Cogito: A Conversation with Jung on Thinking
“‘You said, Dr. Jung, that you went to India in order to know yourself better.. You have said that the Hindu doesn’t think his thoughts, and I take that to mean that he doesn’t think with his mind, with his brain, but that his thoughts are produced in some other centre of his being..’

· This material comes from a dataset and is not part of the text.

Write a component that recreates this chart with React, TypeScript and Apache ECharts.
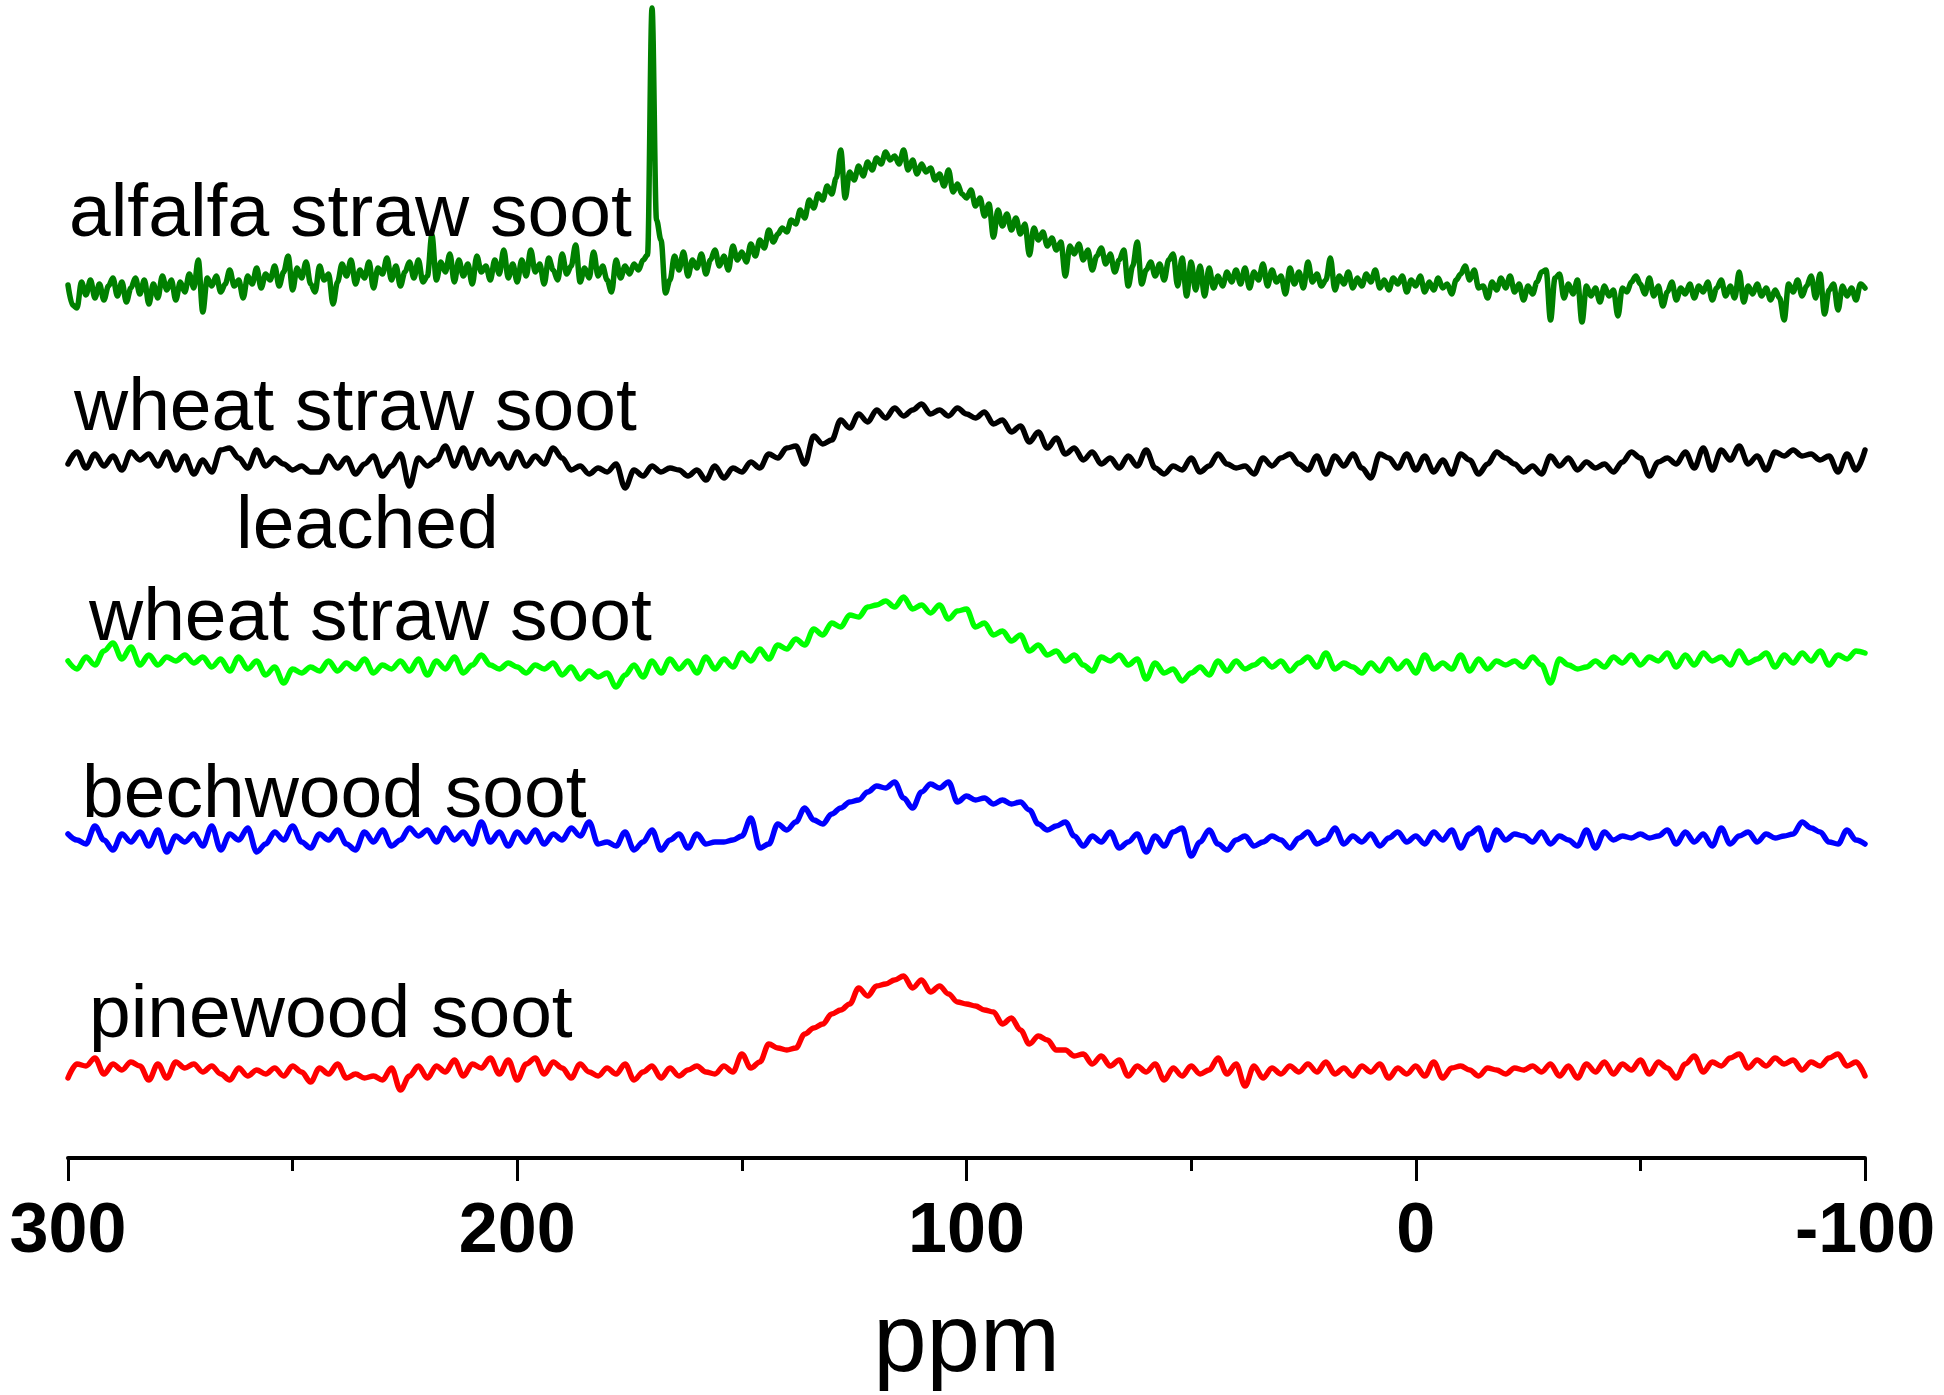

‘Your question is very interesting’ answered Jung. ‘I once remember having a conversation with the chief of the Pueblo Indians, whose name was Ochwiay Biano, which means Mountain Lake. He gave me the impressions of the white man, and he said that they were always upset, always looking for something, and that as a consequence, their faces were lined with wrinkles, which he took to be a sign of eternal restlessness. Ochwiay Biano also thought that whites were crazy since they maintained that they thought with their heads, whereas it was well-known that only crazy people did that. This assertion by the chief of the pueblos so surprised me that I asked him how he thought. He answered that he naturally thought with his heart.’
And then Jung added: ‘And that is how the ancient Greeks also thought.’
‘That is extraordinary,’ I said. ‘The Japanese, you know, consider the centre of the person to be in the solar plexus. But do you believe that white people think with their heads?’
‘No. They think only with their tongues.’“
Miguel Serrano. C.G. Jung and Hermann Hesse. A Record of Two Friendships. p54. London.1966.